Debridement remains the foundation to wound bed preparation, removing non-viable tissue and biofilm infections. Recently, monofilament debriding devices have emerged as an easy and convenient alternative to traditional surgical debridement. The advantages are ease of application, reduced pain and reduced need for clinically trained personnel. However, data on the efficacy of monofilament debridement to remove biofilm infection is limited.
Methods
Here we assess the effectiveness of a monofilament debriding mitt consisting of polyester fibres, to remove biofilms. Pseudomonas aeruginosa (NCTC 10780) biofilms were grown for 24 or 48 hours in vitro before applying to porcine skin for an additional 24 hours. Biofilm removal was assessed by attaching the monofilament debriding mitt to a computer-controlled, mechanical brushing device. Biofilm were brushed in a linear fashion for 50 cycles at a constant rate and pressure. Remaining biofilm was visualised and quantified with the cell viability dye, presto blue and scanning electron microscopy (SEM).

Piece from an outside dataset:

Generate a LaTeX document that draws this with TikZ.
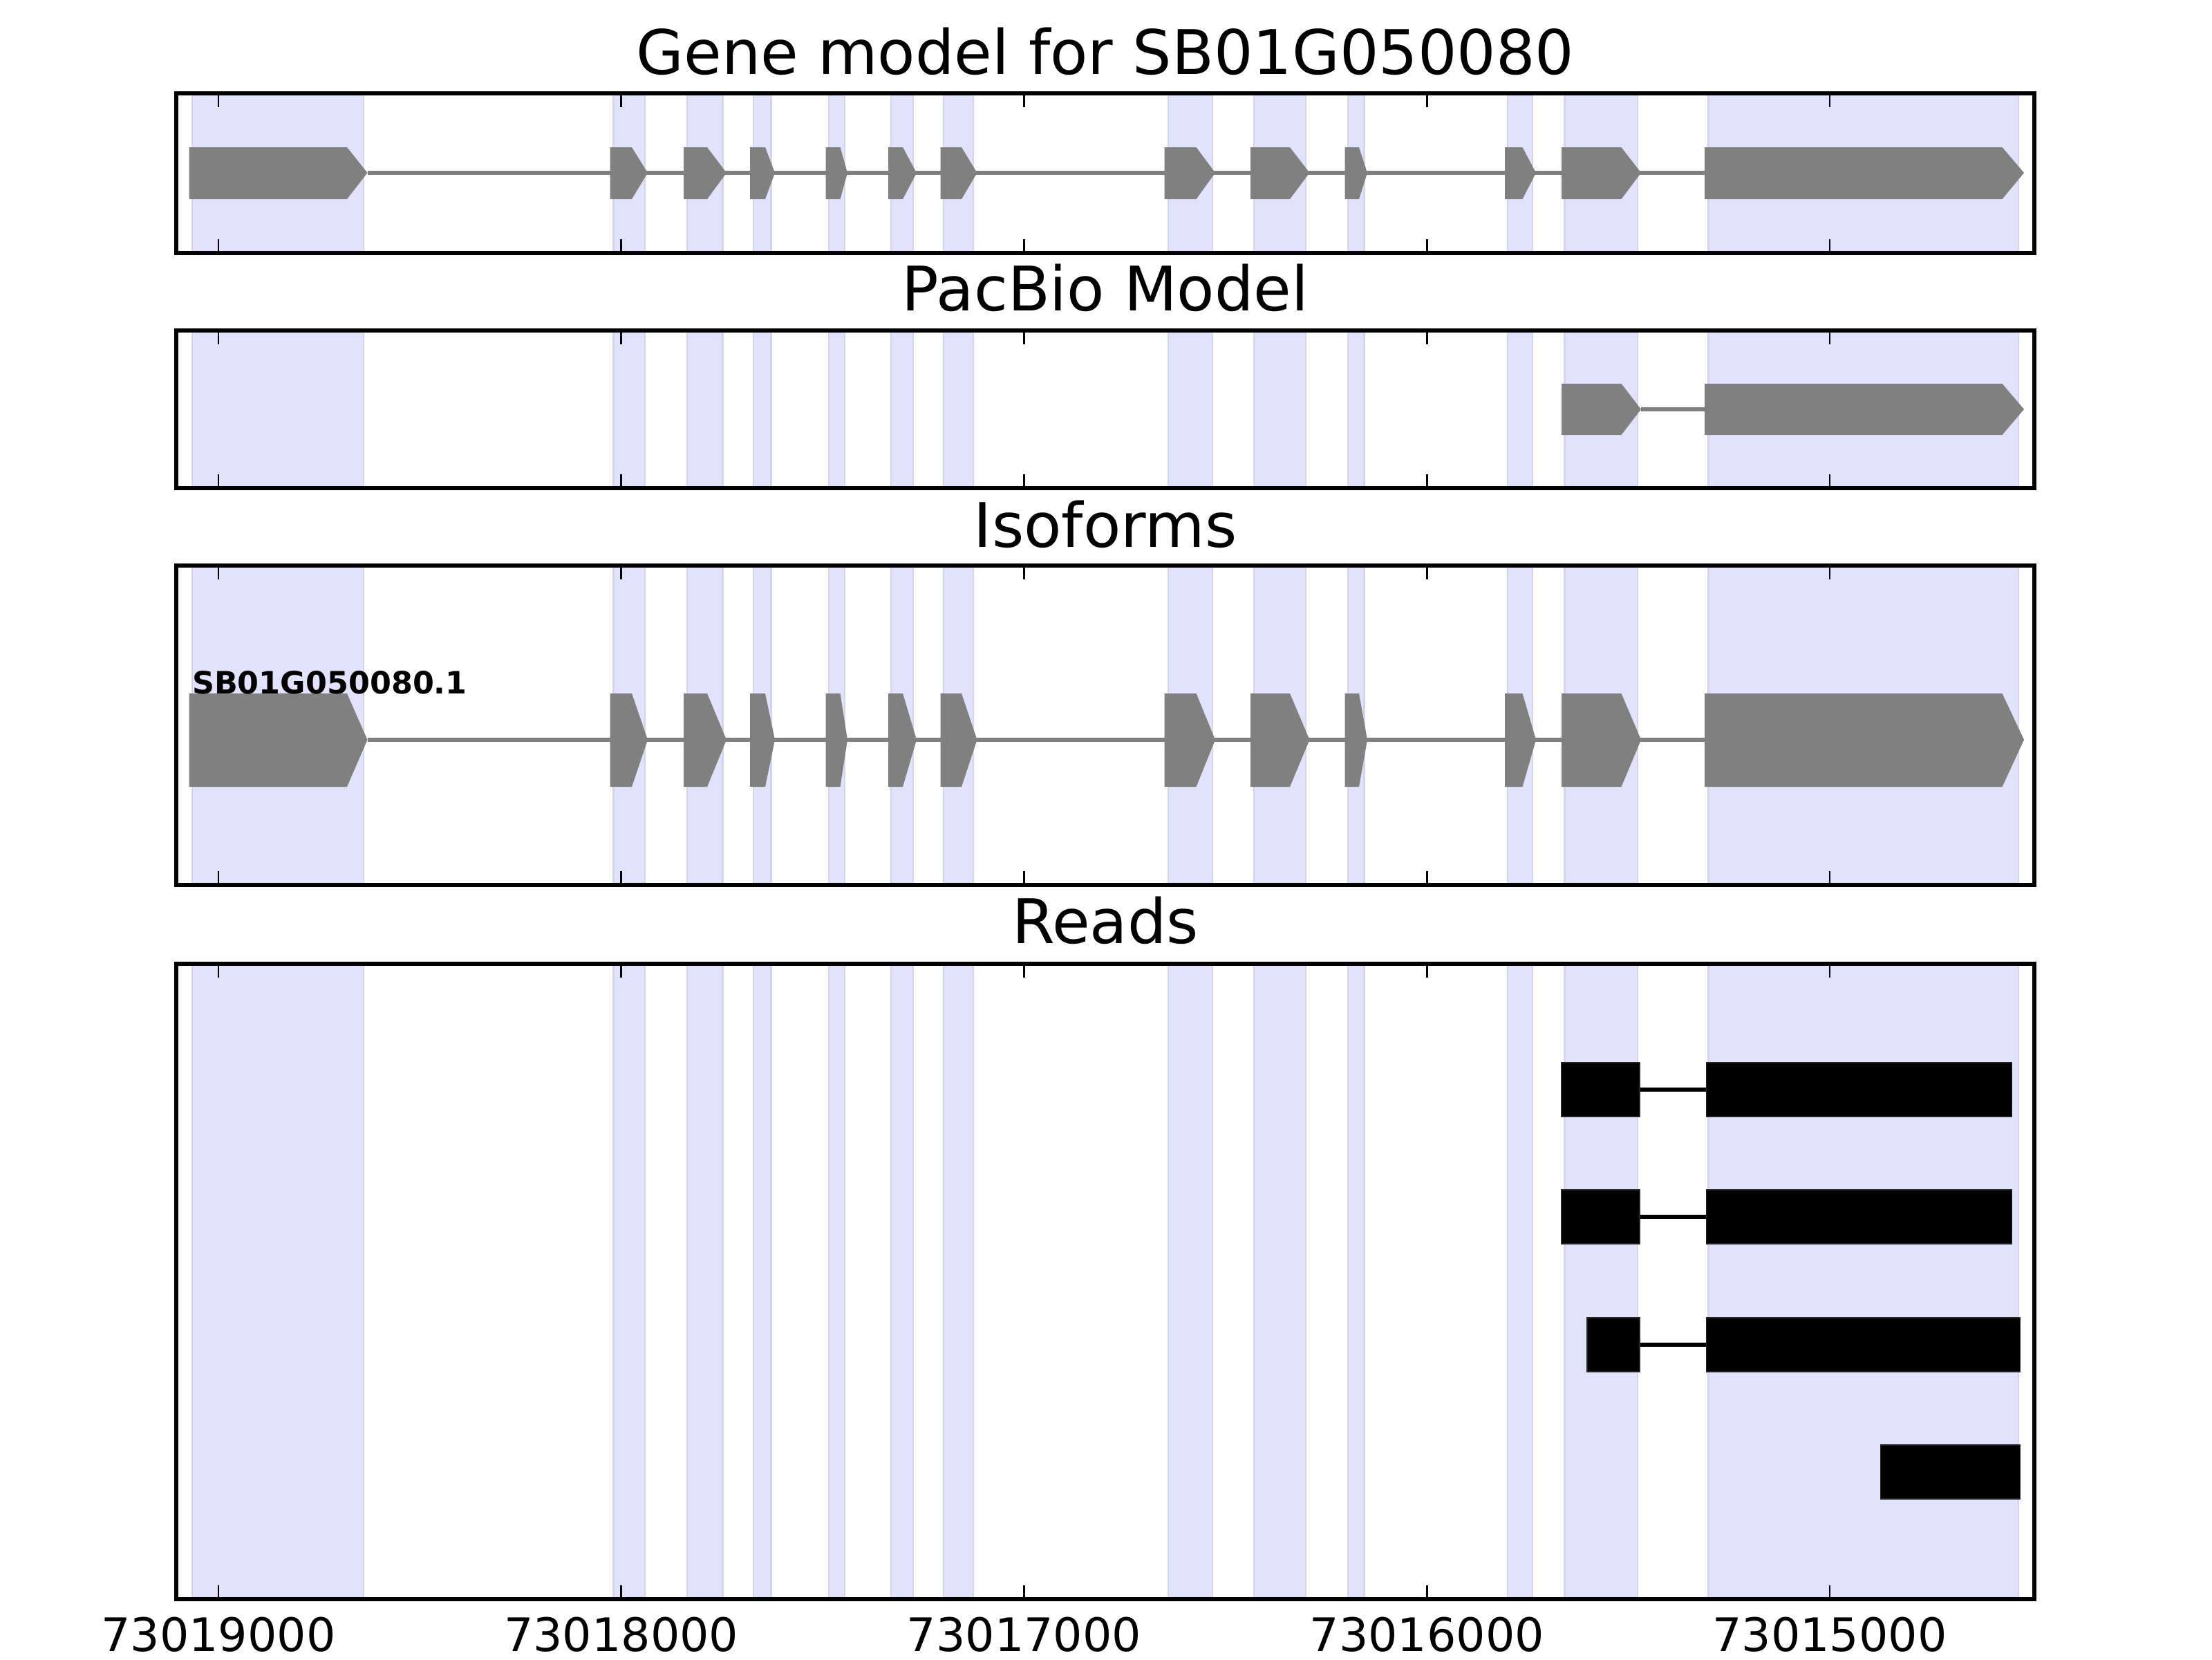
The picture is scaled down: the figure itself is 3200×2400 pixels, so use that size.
\documentclass[tikz,border=0pt]{standalone}
\usepackage{fontspec}
\setmainfont{DejaVu Sans}
\definecolor{spanfill}{RGB}{226,226,252}
\definecolor{spanedge}{RGB}{212,212,234}
\definecolor{exongray}{RGB}{128,128,128}
\begin{document}
\begin{tikzpicture}[x=0.18pt,y=-0.18pt,
  frameline/.style={line width=1pt,draw=black},
  tickmark/.style={line width=0.5pt,draw=black},
  intron/.style={draw=exongray,line width=1pt},
  exonpoly/.style={fill=exongray,draw=none},
  readblk/.style={fill=black,draw=black!85,line width=0.2pt},
  readline/.style={draw=black,line width=1pt},
  spanbox/.style={fill=spanfill,draw=spanedge,line width=0.5pt},
  paneltitle/.style={font=\fontsize{16}{19}\selectfont,anchor=base,inner sep=0pt},
  ticklabel/.style={font=\fontsize{12}{14}\selectfont,anchor=base,inner sep=0pt},
  isolabel/.style={font=\bfseries\fontsize{8}{10}\selectfont,anchor=base west,inner sep=0pt}]
\useasboundingbox (0,0) rectangle (3200,2400);
\fill[white] (0,0) rectangle (3200,2400);
\def\spans{278/526, 887.5/933, 994/1045.5, 1090/1115.5, 1199/1222, 1289/1321, 1365/1408, 1690/1754, 1814/1889, 1950/1973.5, 2181/2217, 2263.5/2369, 2471.5/2920}
\def\exonsall{273.5/502/531.5, 882.5/914/937, 989/1023/1051, 1085/1107/1121, 1194.5/1215.5/1226, 1285/1306/1326, 1360.5/1391/1413.5, 1684.5/1730.5/1758, 1809/1866/1894.5, 1945.5/1966/1978, 2177/2202.5/2222, 2259/2345.5/2374, 2466/2896.5/2928}
\def\exonspb{2259/2345.5/2374, 2466/2896.5/2928}
% shaded exon spans in every panel
\foreach \ya/\yb in {135/366, 478/706, 818/1280, 1394/2313}{
  \foreach \sl/\sr in \spans{
    \filldraw[spanbox] (\sl,\ya) rectangle (\sr,\yb);
  }
}
% panel 1: gene model
\draw[intron] (531.5,250) -- (2466,250);
\foreach \l/\r/\t in \exonsall{
  \fill[exonpoly] (\l,213) -- (\r,213) -- (\t,250) -- (\r,288) -- (\l,288) -- cycle;
}
% panel 2: PacBio model
\draw[intron] (2374,592) -- (2466,592);
\foreach \l/\r/\t in \exonspb{
  \fill[exonpoly] (\l,555) -- (\r,555) -- (\t,592) -- (\r,629) -- (\l,629) -- cycle;
}
% panel 3: isoforms
\draw[intron] (531.5,1070) -- (2466,1070);
\foreach \l/\r/\t in \exonsall{
  \fill[exonpoly] (\l,1003) -- (\r,1003) -- (\t,1070) -- (\r,1138) -- (\l,1138) -- cycle;
}
\node[isolabel] (iso) at (277,1003) {SB01G050080.1};
% panel 4: reads
\foreach \yc/\ra in {1576/2259, 1760/2259, 1945/2296}{
  \draw[readline] (2372,\yc) -- (2468.5,\yc);
  \filldraw[readblk] (\ra,\yc-39) rectangle (2372,\yc+39);
}
\filldraw[readblk] (2468.5,1537) rectangle (2910.5,1615);
\filldraw[readblk] (2468.5,1721) rectangle (2910.5,1799);
\filldraw[readblk] (2468.5,1906) rectangle (2922.5,1984);
\filldraw[readblk] (2720,2090) rectangle (2922.5,2168);
% frames and ticks
\foreach \ya/\yb in {135/366, 478/706, 818/1280, 1394/2313}{
  \foreach \tx in {316, 898.75, 1481.5, 2064.25, 2647}{
    \draw[tickmark] (\tx,\ya) -- (\tx,\ya+20);
    \draw[tickmark] (\tx,\yb) -- (\tx,\yb-20);
  }
  \draw[frameline] (255,\ya) rectangle (2943,\yb);
}
% titles
\node[paneltitle] (t1) at (1599,107) {Gene model for SB01G050080};
\node[paneltitle] (t2) at (1599,449) {PacBio Model};
\node[paneltitle] (t3) at (1599,791) {Isoforms};
\node[paneltitle] (t4) at (1599,1364) {Reads};
% tick labels
\node[ticklabel] (l1) at (316,2388) {73019000};
\node[ticklabel] (l2) at (898.75,2388) {73018000};
\node[ticklabel] (l3) at (1481.5,2388) {73017000};
\node[ticklabel] (l4) at (2064.25,2388) {73016000};
\node[ticklabel] (l5) at (2647,2388) {73015000};
\end{tikzpicture}
\end{document}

In addition, 72 hour P. aeruginosa biofilms were applied to excisional mouse wounds and allowed to attach and grow for a further 72 hours, after which wounds were debrided with the monofilament debriding mitt. Remaining bacteria was quantified by standard plate counts.
Results
Quantification of viable 24 and 48 hour biofilms remaining on the porcine skin revealed significantly less biofilm when debridement was performed with the monofilament debriding mitt compared to NA Gauze control (P<0.05, Mann-Whitney U test). Visualisation of remaining biofilm by SEM confirmed reduced bacteria when debridement was performed with the monofilament debriding mitt. In addition, monofilament debridement significantly reduced biofilm levels in the mouse wound model (P<0.05, Mann-Whitney U test).
Conclusions
Monofilament debriding mitt effectively removes P. aeruginosa biofilms from wounds and therefore acts as a less invasive method of wound debridement than traditional sharps debridement.